Information supplied
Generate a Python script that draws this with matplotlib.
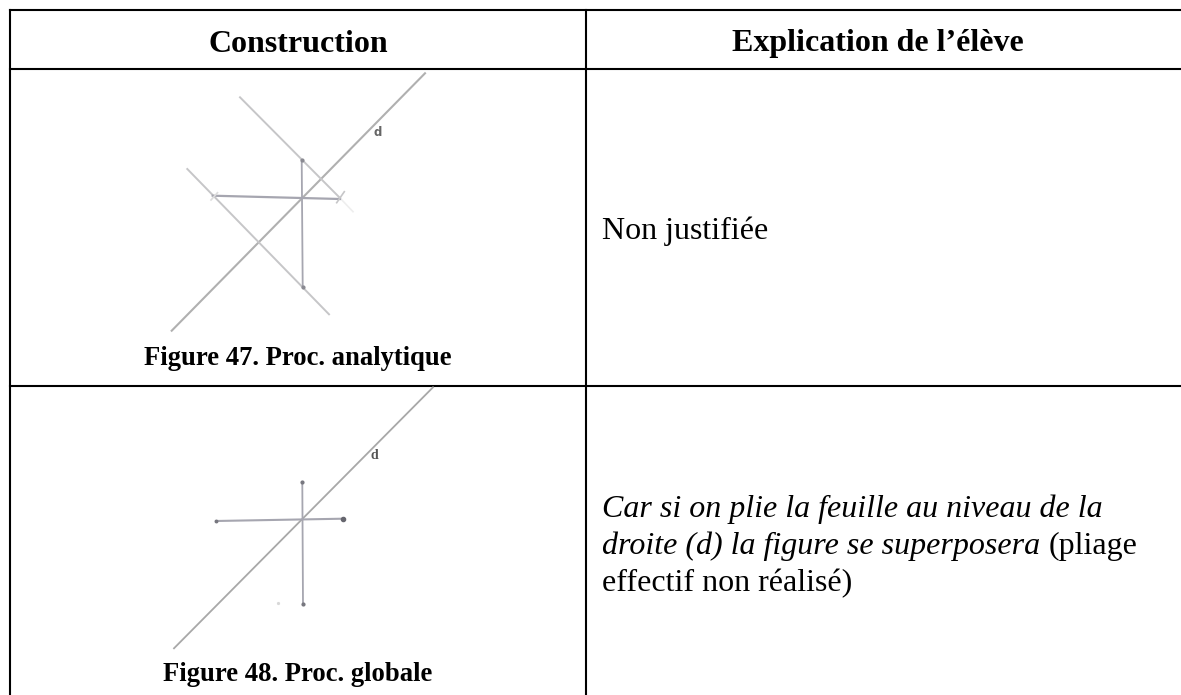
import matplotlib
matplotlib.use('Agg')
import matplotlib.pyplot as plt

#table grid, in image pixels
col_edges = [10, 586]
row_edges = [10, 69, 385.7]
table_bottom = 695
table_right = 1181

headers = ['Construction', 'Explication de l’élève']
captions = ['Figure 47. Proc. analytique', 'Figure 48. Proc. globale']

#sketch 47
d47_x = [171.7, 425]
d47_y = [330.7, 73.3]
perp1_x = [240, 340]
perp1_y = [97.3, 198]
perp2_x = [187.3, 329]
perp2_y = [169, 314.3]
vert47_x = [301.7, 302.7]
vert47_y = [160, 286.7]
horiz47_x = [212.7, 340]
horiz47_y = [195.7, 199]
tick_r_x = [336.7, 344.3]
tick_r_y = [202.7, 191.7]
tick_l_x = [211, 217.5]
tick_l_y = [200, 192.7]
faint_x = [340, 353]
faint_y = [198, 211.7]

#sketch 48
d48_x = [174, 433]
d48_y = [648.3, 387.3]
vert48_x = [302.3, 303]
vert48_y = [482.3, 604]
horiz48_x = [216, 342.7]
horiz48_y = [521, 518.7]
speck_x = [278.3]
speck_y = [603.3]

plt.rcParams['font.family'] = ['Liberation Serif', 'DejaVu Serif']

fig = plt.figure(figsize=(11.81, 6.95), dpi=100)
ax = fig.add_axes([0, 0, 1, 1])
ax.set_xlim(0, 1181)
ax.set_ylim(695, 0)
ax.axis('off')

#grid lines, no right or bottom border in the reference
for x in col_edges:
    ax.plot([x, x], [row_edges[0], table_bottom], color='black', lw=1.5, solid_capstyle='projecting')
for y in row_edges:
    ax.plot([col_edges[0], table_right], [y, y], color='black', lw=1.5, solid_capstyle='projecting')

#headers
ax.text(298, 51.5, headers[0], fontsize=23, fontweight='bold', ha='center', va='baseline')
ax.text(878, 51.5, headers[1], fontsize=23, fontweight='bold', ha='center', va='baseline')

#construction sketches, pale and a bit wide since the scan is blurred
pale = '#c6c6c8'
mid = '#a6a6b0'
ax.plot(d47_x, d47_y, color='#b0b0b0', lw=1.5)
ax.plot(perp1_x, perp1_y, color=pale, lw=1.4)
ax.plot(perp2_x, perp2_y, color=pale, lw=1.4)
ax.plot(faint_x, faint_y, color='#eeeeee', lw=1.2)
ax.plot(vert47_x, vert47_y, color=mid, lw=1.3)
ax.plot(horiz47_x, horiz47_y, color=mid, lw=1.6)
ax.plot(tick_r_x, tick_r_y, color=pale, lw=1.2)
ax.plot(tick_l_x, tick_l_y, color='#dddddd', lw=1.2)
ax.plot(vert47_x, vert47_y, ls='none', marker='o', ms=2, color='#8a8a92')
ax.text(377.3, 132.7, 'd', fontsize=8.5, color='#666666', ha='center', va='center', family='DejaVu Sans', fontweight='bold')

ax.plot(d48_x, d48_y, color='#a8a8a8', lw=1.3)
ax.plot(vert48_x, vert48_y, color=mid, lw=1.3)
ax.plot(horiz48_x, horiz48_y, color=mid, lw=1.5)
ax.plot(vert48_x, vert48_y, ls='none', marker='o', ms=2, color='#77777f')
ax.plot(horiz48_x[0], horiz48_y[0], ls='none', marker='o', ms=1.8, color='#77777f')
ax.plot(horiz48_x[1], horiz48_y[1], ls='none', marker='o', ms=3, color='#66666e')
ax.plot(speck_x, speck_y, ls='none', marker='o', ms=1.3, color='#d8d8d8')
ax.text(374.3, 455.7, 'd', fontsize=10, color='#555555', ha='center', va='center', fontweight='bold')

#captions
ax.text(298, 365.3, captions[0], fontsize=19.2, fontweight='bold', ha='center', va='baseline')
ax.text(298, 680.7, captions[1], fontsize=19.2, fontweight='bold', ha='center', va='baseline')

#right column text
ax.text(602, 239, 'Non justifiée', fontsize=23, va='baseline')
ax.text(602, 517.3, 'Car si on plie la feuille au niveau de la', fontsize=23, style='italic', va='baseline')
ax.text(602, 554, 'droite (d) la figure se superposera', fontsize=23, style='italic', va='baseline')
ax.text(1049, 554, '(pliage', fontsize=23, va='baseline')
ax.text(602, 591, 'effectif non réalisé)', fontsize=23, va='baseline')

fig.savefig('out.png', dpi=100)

Task prompt
Exactly as they appear, print the lines of the listing above from its first line through the line that contains "table_right = 1181", minus the pictures.

Task output
Generate a Python script that draws this with matplotlib.
import matplotlib
matplotlib.use('Agg')
import matplotlib.pyplot as plt

#table grid, in image pixels
col_edges = [10, 586]
row_edges = [10, 69, 385.7]
table_bottom = 695
table_right = 1181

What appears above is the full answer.